- **REQUIRED WORK**
Please, without the pictures, retype exactly the lines from the start of the material through the line that holds "const cuGrid = [20, 35, 50, 75, 100, 150, 200];".
══ INFORMATION SUPPLIED
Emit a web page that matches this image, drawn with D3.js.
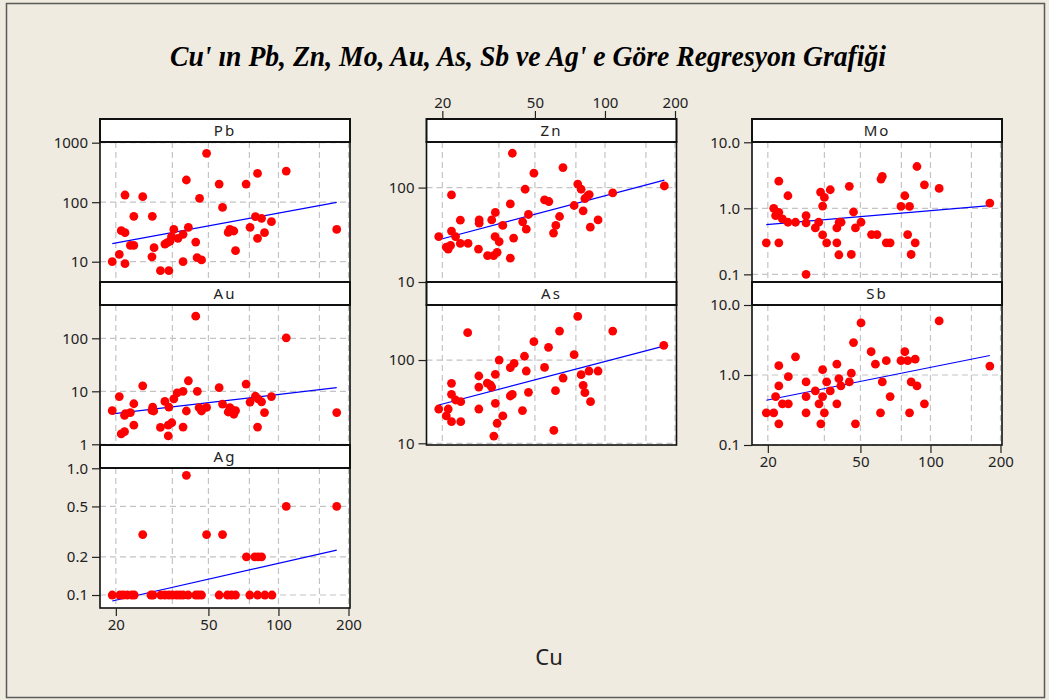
<!DOCTYPE html>
<html>
<head>
<meta charset="utf-8">
<script src="https://cdn.jsdelivr.net/npm/d3@7"></script>
<style>
  html, body { margin: 0; padding: 0; background: #EFEBE1; }
  svg { display: block; }
</style>
</head>
<body>
<svg id="chart" width="1049" height="700"></svg>
<script>
// ---- Cu axis (shared by every panel) ----
const cuDomain = [17.1, 203];
const cuTicks = [20, 50, 100, 200];
const cuGrid = [20, 35, 50, 75, 100, 150, 200];

// ---- Pb vs Cu ----
const pbCu = [19.3,20.7,21.9,21.9,21.1,21.9,23.1,23.9,23.9,26.1,28.7,29.2,28.6,31.1,33.8,32.5,33.3,34.2,34.7,35.5,37.0,38.9,38.9,40.2,41.0,44.1,44.7,45.8,46.7,49.1,55.6,57.5,60.8,61.8,62.8,64.3,65.4,72.6,75.5,79.6,81.3,81.3,84.6,87.1,93.3,108,178];
const pbVal = [10,13.3,9.25,132,33.2,30.7,18.8,18.8,57.8,124,57.8,17.2,12.1,7.06,7.06,19.8,20.9,22.2,26.3,34.9,24.7,28.8,10,236,37.8,21.4,11.7,116,10.7,662,202,81.8,31.1,34.9,33.2,32.8,15.3,202,37.8,57.0,305,24.7,53.5,30.7,47.0,334,34.9];
const pbFit = [20.1, 99.3];
const pbTicks = [10, 100, 1000];
const pbTickLabels = ["10", "100", "1000"];

// ---- Au vs Cu ----
const auCu = [19.3,20.7,21.8,22.0,21.1,21.8,23.1,23.9,23.9,26.1,28.6,28.8,29.1,31.1,32.5,33.8,33.6,34.8,33.6,35.5,36.7,38.9,38.9,40.2,41.0,44.1,44.8,45.6,46.7,49.1,55.6,57.5,60.8,61.8,62.8,64.3,65.4,72.6,75.5,79.6,81.3,81.8,84.6,87.1,93.3,108,178];
const auVal = [4.31,7.96,3.53,3.79,1.57,1.73,3.96,5.82,2.30,12.7,4.37,5.05,4.25,2.08,6.43,5.05,2.30,2.55,1.44,7.21,9.31,10,2.11,4.25,15.8,262,10,4.90,4.25,4.97,11.7,5.73,4.07,4.90,4.50,3.69,4.31,13.7,6.25,8.07,2.11,7.21,6.34,3.96,7.96,102,3.96];
const auFit = [3.74, 11.7];
const auTicks = [1, 10, 100];
const auTickLabels = ["1", "10", "100"];

// ---- Ag vs Cu ----
const agCu = [19.3,20.8,21.5,22.4,23.4,24.0,28.3,28.9,31.2,32.5,33.8,35.0,36.5,37.7,38.9,40.9,44.1,45.3,46.7,55.6,60.3,62.8,65.4,75.3,81.3,87.4,93.8,26.1,40.2,49.1,57.5,72.8,79.1,81.8,84.6,108,178];
const agVal = [0.1,0.1,0.1,0.1,0.1,0.1,0.1,0.1,0.1,0.1,0.1,0.1,0.1,0.1,0.1,0.1,0.1,0.1,0.1,0.1,0.1,0.1,0.1,0.1,0.1,0.1,0.1,0.3,0.88,0.3,0.3,0.2,0.2,0.2,0.2,0.5,0.5];
const agFit = [0.0897, 0.226];
const agTicks = [0.1, 0.2, 0.5, 1.0];
const agTickLabels = ["0.1", "0.2", "0.5", "1.0"];

// ---- Zn vs Cu ----
const znCu = [19.3,20.8,21.2,21.7,21.9,21.9,22.8,23.9,23.9,25.8,28.6,28.8,28.8,31.3,33.2,32.6,33.8,33.7,34.4,35.1,36.4,39.2,39.2,40.0,40.5,44.3,45.4,45.9,46.9,49.5,55.0,57.4,60.1,61.5,63.8,66.0,73.7,76.4,79.0,80.6,82.0,84.2,85.6,86.5,93.4,108,180];
const znVal = [30.3,23.4,22.3,24.4,83.7,34.6,30.3,45.2,25.6,25.6,22.3,45.5,42.0,19.0,19.0,45.5,54.5,30.3,20.6,26.7,39.7,17.9,67.2,231,29.2,43.4,96.0,36.3,51.9,142,74.1,71.2,33.0,39.7,49.4,163,64.6,109,96.0,56.7,76.6,81.6,84.4,38.1,45.5,87.8,104];
const znFit = [28.0, 120];
const znTicks = [10, 100];
const znTickLabels = ["10", "100"];

// ---- As vs Cu ----
const asCu = [19.3,20.8,21.2,21.9,21.9,21.9,22.8,24.0,24.0,25.7,28.7,28.7,28.7,31.2,32.2,32.6,33.8,33.8,33.3,34.4,35.1,36.4,39.2,39.2,40.0,40.7,44.2,45.1,45.9,46.9,49.5,55.0,57.2,60.3,61.3,66.1,63.8,73.7,76.4,79.0,80.6,82.0,85.4,86.7,93.4,108,179];
const asVal = [25.8,21.3,25.8,52.5,38.7,18.2,33.1,31.6,18.2,213,64.3,47.4,25.8,52.9,50.1,47.4,67.3,30.2,12.2,17.4,100,21.3,80.9,37.0,38.7,91.2,24.7,111,73.8,40.9,166,81.6,142,14.3,42.9,60.8,223,116,334,66.7,49.7,40.6,73.8,31.6,73.8,223,150];
const asFit = [28.8, 147];
const asTicks = [10, 100];
const asTickLabels = ["10", "100"];

// ---- Mo vs Cu ----
const moCu = [19.7,21.2,21.6,22.3,22.3,22.3,23.1,24.4,24.4,26.3,29.2,29.2,29.2,32.0,33.1,33.7,34.4,34.4,35.0,35.8,37.1,39.6,39.6,40.5,41.3,40.4,44.8,45.7,46.7,47.6,50.3,55.8,58.9,61.3,62.1,64.6,67.1,74.7,77.6,79.8,81.3,82.6,86.0,87.5,94.2,109,180];
const moVal = [0.30,1.0,0.775,0.87,2.58,0.30,0.69,1.55,0.615,0.615,0.775,0.60,0.10,0.505,0.615,1.76,0.396,1.08,1.46,0.30,1.91,0.505,0.30,0.615,0.615,0.198,2.15,0.20,0.88,0.505,0.615,0.40,0.40,2.77,3.04,0.30,0.30,1.07,1.55,0.40,1.07,0.20,0.30,4.30,2.27,2.0,1.20];
const moFit = [0.567, 1.10];
const moTicks = [0.1, 1, 10];
const moTickLabels = ["0.1", "1.0", "10.0"];

// ---- Sb vs Cu ----
const sbCu = [19.7,21.2,21.6,22.3,22.3,22.3,23.1,24.5,24.5,26.3,29.2,29.2,29.2,32.0,33.2,33.8,34.4,34.4,35.0,35.8,37.1,39.6,39.6,40.4,41.2,44.8,45.7,46.7,47.6,50.3,55.6,58.0,61.0,62.1,64.6,67.1,74.7,77.6,79.8,81.3,82.6,86.0,87.5,94.2,109,180];
const sbVal = [0.288,0.288,0.492,1.36,0.698,0.201,0.387,0.387,0.947,1.82,0.795,0.492,0.288,0.592,0.387,0.201,1.19,0.492,0.288,0.795,0.592,1.43,0.387,0.887,0.698,0.795,1.06,2.91,0.201,5.55,2.15,1.43,0.288,0.795,1.60,0.492,1.60,2.15,1.60,0.288,0.795,1.69,0.698,0.387,5.92,1.34];
const sbFit = [0.436, 1.90];
const sbTicks = [0.1, 1, 10];
const sbTickLabels = ["0.1", "1.0", "10.0"];

// ---- panel table built from the arrays above ----
const panels = [
  { name: "Pb", col: 0, row: 0, cu: pbCu, val: pbVal, fit: pbFit, domain: [4.56, 1027], ticks: pbTicks, labels: pbTickLabels },
  { name: "Au", col: 0, row: 1, cu: auCu, val: auVal, fit: auFit, domain: [0.97, 425], ticks: auTicks, labels: auTickLabels },
  { name: "Ag", col: 0, row: 2, cu: agCu, val: agVal, fit: agFit, domain: [0.079, 1.005], ticks: agTicks, labels: agTickLabels },
  { name: "Zn", col: 1, row: 0, cu: znCu, val: znVal, fit: znFit, domain: [10, 304], ticks: znTicks, labels: znTickLabels },
  { name: "As", col: 1, row: 1, cu: asCu, val: asVal, fit: asFit, domain: [9.54, 458], ticks: asTicks, labels: asTickLabels },
  { name: "Mo", col: 2, row: 0, cu: moCu, val: moVal, fit: moFit, domain: [0.0766, 10.1], ticks: moTicks, labels: moTickLabels },
  { name: "Sb", col: 2, row: 1, cu: sbCu, val: sbVal, fit: sbFit, domain: [0.1, 10], ticks: sbTicks, labels: sbTickLabels }
];

// Cu axes: one per column
const cuAxes = [
  { col: 0, row: 2, side: "bottom" },
  { col: 1, row: 0, side: "top" },
  { col: 2, row: 1, side: "bottom" }
];

// ---- layout ----
const W = 1049, H = 700;
const colX = [100, 426.5, 752];
const panelW = 250, stripH = 23, plotH = 140, rowStep = 163, top0 = 119;
const tickFont = "'Noto Sans', 'DejaVu Sans', sans-serif";

const svg = d3.select("#chart");
svg.append("rect").attr("width", W).attr("height", H).attr("fill", "#EFEBE1");
svg.append("rect")
  .attr("x", 6.5).attr("y", 3.5).attr("width", 1038).attr("height", 694)
  .attr("fill", "none").attr("stroke", "#5a5a5a").attr("stroke-width", 1.5);

const x = d3.scaleLog().domain(cuDomain).range([0, panelW]);

function styleAxis(sel) {
  sel.select(".domain").remove();
  sel.selectAll(".tick line").attr("stroke", "#222").attr("stroke-width", 1.2);
  sel.selectAll(".tick text")
    .attr("fill", "#222")
    .style("font-family", tickFont)
    .style("font-size", "15px");
}

panels.forEach(p => {
  const sTop = top0 + p.row * rowStep;
  const pTop = sTop + stripH;
  const g = svg.append("g").attr("transform", `translate(${colX[p.col]},0)`);
  const y = d3.scaleLog().domain(p.domain).range([pTop + plotH, pTop]);

  // plotting area
  g.append("rect")
    .attr("x", 0).attr("y", pTop).attr("width", panelW).attr("height", plotH)
    .attr("fill", "#ffffff");

  // dashed reference grid
  g.append("g").selectAll("line").data(cuGrid).join("line")
    .attr("x1", d => x(d)).attr("x2", d => x(d))
    .attr("y1", pTop).attr("y2", pTop + plotH)
    .attr("stroke", "#c4c4c4").attr("stroke-width", 1.2)
    .attr("stroke-dasharray", "6,4");
  g.append("g").selectAll("line").data(p.ticks).join("line")
    .attr("x1", 0).attr("x2", panelW)
    .attr("y1", d => y(d)).attr("y2", d => y(d))
    .attr("stroke", "#c4c4c4").attr("stroke-width", 1.2)
    .attr("stroke-dasharray", "6,4");

  // fitted regression line (straight in log-log space)
  const cuExt = d3.extent(p.cu);
  g.append("line")
    .attr("x1", x(cuExt[0])).attr("y1", y(p.fit[0]))
    .attr("x2", x(cuExt[1])).attr("y2", y(p.fit[1]))
    .attr("stroke", "#0000ff").attr("stroke-width", 1.2);

  // observations
  g.append("g").selectAll("circle").data(p.cu).join("circle")
    .attr("cx", d => x(d))
    .attr("cy", (d, i) => y(p.val[i]))
    .attr("r", 4.4)
    .attr("fill", "#ff0000");

  // frame of the plotting area
  g.append("rect")
    .attr("x", 0).attr("y", pTop).attr("width", panelW).attr("height", plotH)
    .attr("fill", "none").attr("stroke", "#111").attr("stroke-width", 1.6);

  // strip with the element name
  g.append("rect")
    .attr("x", 0).attr("y", sTop).attr("width", panelW).attr("height", stripH)
    .attr("fill", "#ffffff").attr("stroke", "#111").attr("stroke-width", 2);
  g.append("text")
    .attr("x", panelW / 2).attr("y", sTop + stripH / 2 + 5.5)
    .attr("text-anchor", "middle")
    .style("font-family", tickFont).style("font-size", "15px")
    .style("letter-spacing", "2px")
    .attr("fill", "#222")
    .text(p.name);

  // value axis
  g.append("g")
    .call(d3.axisLeft(y).tickValues(p.ticks)
      .tickFormat((d, i) => p.labels[i])
      .tickSize(8).tickPadding(4))
    .call(styleAxis);
});

// Cu axes
cuAxes.forEach(a => {
  const sTop = top0 + a.row * rowStep;
  const yPos = a.side === "top" ? sTop : sTop + stripH + plotH;
  const axis = (a.side === "top" ? d3.axisTop(x) : d3.axisBottom(x))
    .tickValues(cuTicks).tickFormat(d3.format("d"))
    .tickSize(8).tickPadding(3);
  svg.append("g")
    .attr("transform", `translate(${colX[a.col]},${yPos})`)
    .call(axis)
    .call(styleAxis);
});

// axis title
svg.append("text")
  .attr("x", 549).attr("y", 665)
  .attr("text-anchor", "middle")
  .style("font-family", tickFont).style("font-size", "22px")
  .attr("fill", "#222")
  .text("Cu");

// chart title
svg.append("text")
  .attr("x", 528).attr("y", 66)
  .attr("text-anchor", "middle")
  .attr("textLength", 716).attr("lengthAdjust", "spacingAndGlyphs")
  .style("font-family", "'Liberation Serif', 'Times New Roman', serif")
  .style("font-size", "30px").style("font-weight", "bold").style("font-style", "italic")
  .attr("fill", "#000")
  .text("Cu' ın Pb, Zn, Mo, Au, As, Sb ve Ag' e Göre Regresyon Grafiği");
</script>
</body>
</html>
════
- **COMPLETED TASK**
Emit a web page that matches this image, drawn with D3.js.
<!DOCTYPE html>
<html>
<head>
<meta charset="utf-8">
<script src="https://cdn.jsdelivr.net/npm/d3@7"></script>
<style>
  html, body { margin: 0; padding: 0; background: #EFEBE1; }
  svg { display: block; }
</style>
</head>
<body>
<svg id="chart" width="1049" height="700"></svg>
<script>
// ---- Cu axis (shared by every panel) ----
const cuDomain = [17.1, 203];
const cuTicks = [20, 50, 100, 200];
const cuGrid = [20, 35, 50, 75, 100, 150, 200];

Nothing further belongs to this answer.